La política del mal y la maldad en política
La política es conflicto. Esto fue diagnosticado desde hace siglos por filósofos, cientistas políticos, sociólogos. Está escrito en cualquier manual básico de Ciencias Políticas. Es la base de toda teoría del estado. Un conflicto que fue delimitado en los siglos XVII y XVIII por los llamados contractualistas: Locke, Hobbes, Rousseau. Aquellos que advirtieron que si el hombre no establecía un código, un contrato de convivencia, se iba a convertir en lobo de su propia especie. A partir de allí, la idea de un sistema republicano, con clara división de responsabilidades y poderes, se extendió por el mundo moderno.
Pero el conflicto en política siempre se mantuvo. Y está bien que así sea. Es producto de la inteligencia humana, en definitiva. La razón de ser de su especie. El problema surge cuando el conflicto político excede la razón y se mete, de lleno, en el plano de lo irracional.
Para eso, las sociedades modernas tuvieron que dividir el poder y pedirle a un sector de ellas que se apartara del conflicto político para lograr dirimirlo allí donde el debate no lograba un consenso. Donde lo irracional entraba en escena. Hablamos de la Justicia, claro. Pero lo que debería ser solución se convirtió en problema. Aquí y en toda América latina. No hoy, sino desde el momento mismo en que cada uno de sus países declaró su independencia del poder colonial. Y la política buscó imponerse sin control. Sin límites.
"Hacete amigo del juez y no le des de qué quejarse", dice nuestro poema nacional. Y así, nuestro Popol Vuh, nuestra Ilíada, nuestra Odisea nos termina advirtiendo desde la escuela que siempre es bueno tener palenque en el que rascarse. La política tomó nota desde entonces sobre el asunto.
La política argentina es conflicto, obviamente. Siempre lo fue, como todas.
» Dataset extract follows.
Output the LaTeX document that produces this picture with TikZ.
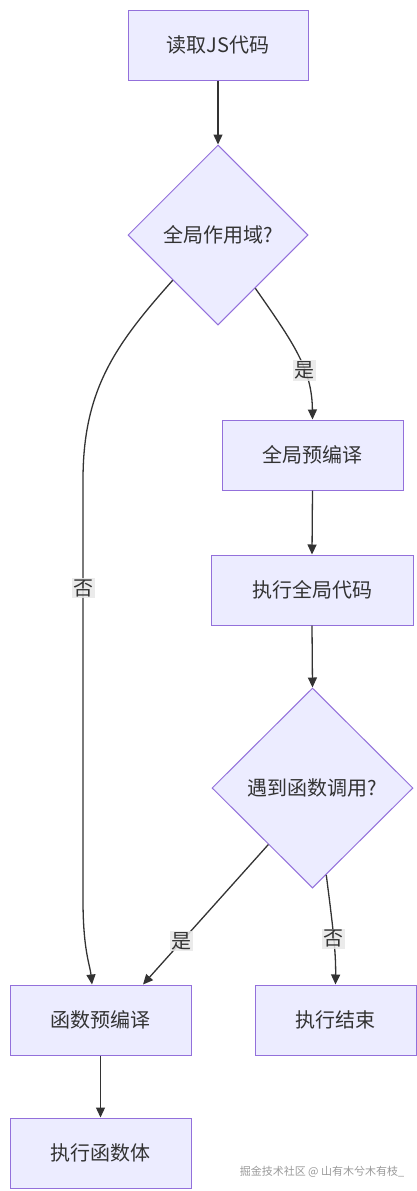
\documentclass[tikz,border=0pt]{standalone}
\usepackage{fontspec}
\setmainfont{Noto Sans CJK SC}
\usetikzlibrary{shapes.geometric,arrows.meta}
\definecolor{nodefill}{HTML}{ECECFF}
\definecolor{nodeborder}{HTML}{9370DB}
\definecolor{edgecol}{HTML}{333333}
\definecolor{lblbg}{HTML}{E8E8E8}
\tikzset{
  box/.style={draw=nodeborder, fill=nodefill, line width=1pt, rectangle, minimum height=70pt, inner sep=0pt, text=edgecol, font=\fontsize{20pt}{22pt}\selectfont},
  decision/.style={draw=nodeborder, fill=nodefill, line width=1pt, diamond, aspect=1, inner sep=0pt, text=edgecol, font=\fontsize{20pt}{22pt}\selectfont},
  conn/.style={draw=edgecol, line width=1.3pt, -{Triangle[length=10pt,width=9pt]}},
  lbl/.style={fill=lblbg, fill opacity=0.85, text opacity=1, text=edgecol, inner sep=1.5pt, font=\fontsize{20pt}{22pt}\selectfont}
}
\begin{document}
\begin{tikzpicture}[x=1pt,y=-1pt]
\useasboundingbox (0,0) rectangle (416,1191);
\node[box, minimum width=180pt] (read) at (218,45) {读取JS代码};
\node[decision, minimum width=180pt, minimum height=180pt] (d1) at (218,235) {全局作用域?};
\node[box, minimum width=181pt] (gpre) at (312.5,455) {全局预编译};
\node[box, minimum width=202pt] (gexe) at (312,590) {执行全局代码};
\node[decision, minimum width=201pt, minimum height=200pt] (d2) at (312.5,788) {遇到函数调用?};
\node[box, minimum width=181pt] (fpre) at (100.5,1020) {函数预编译};
\node[box, minimum width=161pt] (endn) at (335.5,1020) {执行结束};
\node[box, minimum width=181pt] (fbody) at (100.5,1153) {执行函数体};
\node[text=gray!80, font=\fontsize{11pt}{13pt}\selectfont] (wm) at (322,1172) {掘金技术社区 @ 山有木兮木有枝\_};

\draw[conn] (read.south) -- (d1.north);
\draw[conn] (d1.-55) .. controls (295,345) and (312,370) .. (gpre.north)
  node[pos=0.62, lbl] (ly1) {是};
\draw[conn] (d1.south west) .. controls (115,345) and (83,390) .. (83,480)
  -- (83,900) .. controls (83,950) and (90,965) .. ([xshift=-8.5pt]fpre.north);
\node[lbl] (ln1) at (83,588) {否};
\draw[conn] (gpre.south) -- (gexe.north);
\draw[conn] (gexe.south) -- (d2.north);
\draw[conn] (d2.-128) -- ([xshift=42.5pt]fpre.north) node[pos=0.69, lbl] (ly2) {是};
\draw[conn] (d2.-81) .. controls (332,920) and (336,950) .. (endn.north) node[pos=0.55, lbl] (ln2) {否};
\draw[conn] (fpre.south) -- (fbody.north);
\end{tikzpicture}
\end{document}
Pero preocupa cuando rompe los límites de ese contrato imaginario en el que debe desenvolverse. Preocupa cuando excede los límites de la razón y empieza a transitar ese camino fangoso que la ubica más cerca de Las brujas de Salem, de Arthur Miller que del Contrato Social de Rousseau. Y la pandemia que nos sacude a todos parece, por momentos, acercar el discurso político argentino -también el de algunos otros países- más a la peste negra del siglo XIV que a una peste del siglo XXI.
Así, el conflicto no lleva a un debate de ideas, sino a una discusión sobre el bien y el mal. Un debate político que nos aproxima más a San Agustín, uno de los padres de la Iglesia, que a Max Weber, el padre de la Sociología. La política argentina se corre, de esa manera, hacia un terreno metafísico, intangible, más cerca del dogma que de la razón. Y entonces, una protesta, un banderazo, terminan convirtiéndose en una cuestión de fe. En un dogma. Es el bien o el mal. Depende del lado político que se lo mire.
¿En qué categoría política habría que ubicar entonces a los ciudadanos que protagonizaron los banderazos anteriores? ¿No es gente de bien?¿Es gente del mal?
El presidente Alberto Fernández acaba de plantear en un Zoom con militantes del PJ que "cuando termine la pandemia va a haber un banderazo de la gente de bien". La pregunta resulta inevitable: ¿En qué categoría política habría que ubicar entonces a los ciudadanos que protagonizaron los banderazos anteriores? ¿No es gente de bien?¿Es gente del mal? La presidenta de Abuelas de Plaza Mayo, Estela de Carlotto -cuya posición partidaria es conocida- dijo tras la masiva protesta del 17 de agosto pasado, que sus organizadores eran víctimas de "una profunda ignorancia o maldad". No sorprende: ya en febrero había hablado de "la maldad de Mauricio Macri" y años atrás de "la maldad que tiene" Elisa Carrió. Lo que sí sorprende es que sean palabras de una víctima de una dictadura mesiánica y brutal que asociaba la militancia política, precisamente, con la maldad.
De allí, la necesidad de mirar -y medir- atentamente las palabras. De allí, la necesidad de que la política vuelva a cumplir su rol de sostén del conflicto. Pero del conflicto que busca consensos. Porque las ideas se debaten. Para la maldad, en cambio, desde que el hombre es hombre solo hay una salida: eliminarla. Es casi un precepto bíblico. Una enseñanza que nos da la religión. Nunca la política.